When my older sister and two older brothers were younger, my dad was shaving my brother’s heads. My sister, a Tom boy with waist length curly hair, sat in the chair after my second brother had his shaved and asked to go next. My dad, who was in charge of brushing her tangled curls, didn’t hesitate for a moment. He laughed his amazing belly laugh, and gleefully shaved her head. My sister was thrilled, and ran off to play, “King of the hill” with my brothers. It’s a legendary story in my family.

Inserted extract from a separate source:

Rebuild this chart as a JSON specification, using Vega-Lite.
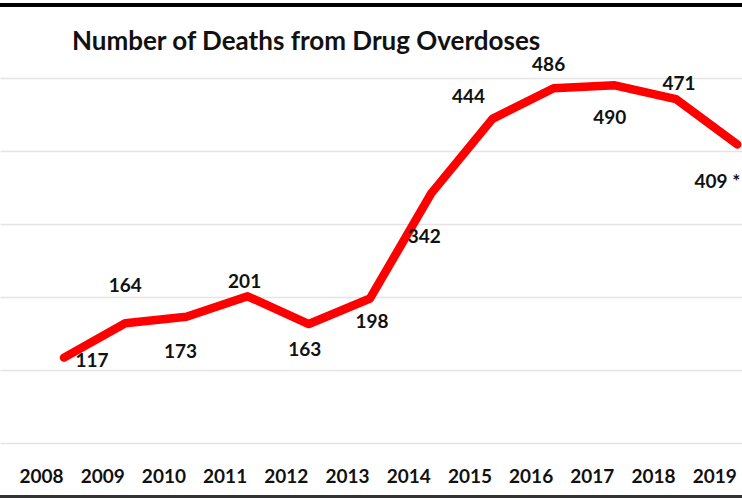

On March 16, twenty six years ago, we got the call that our legend of a father took his last breath. I went numb. My brothers happened to be shaving each other’s heads. I sat in the chair, and asked my brother, Josh, to shave my head. He joked around and asked me if I was serious, and I said yes. Afterwards, I ran and jumped in our pool, that was covered with a sheet of ice. I screamed under water. I didn’t feel the cold. I only felt my broken heart wretch and twist and grieve.

I walked around with my bald head and my spark dulled way down. I remember returning to college and my poetry professor looking at me like a dad would and he said that I looked beautiful.

I won my college’s annual writing contest in the categories of poetry and short story that year. One day, walking to class, I heard clear as day, “There she is! Miss America!” I had no grid for hearing God’s voice during that time in my life, and it both comforted me and scared me. Had my dad been alive, that’s exactly the song he would have sung to me to celebrate my wins. Every time I got a good report card, won an award, or just because, he would sing that to me.

I miss my dad all the time, but when I think of him, I picture him cheering me on. I can hear his laugh, and I can hear him singing. Not live like that day, but those sweet memories of times gone by. Echoes of the past. I am grateful for him. I miss him.

When I was healed from seventeen years of painful chronic pain in October of 2021, Care Pastor Wayne Ritchie sang, “There she is! Miss America!” as I entered my church on the day I realized I was healed. He’s like a dad to me, so that was very special on so many levels. He had no idea about my history with that song.

When I was a little girl, I would lay my head on my dad’s stomach and listen to his belly growl and digest his dinner as he held me while we watched TV. These days, when I pray, I imagine leaning my head on Jesus’ chest, and listening to His heart. He comforts me. He holds me. He sings over me now.
RIP daddy-o, padre, chief, and friend.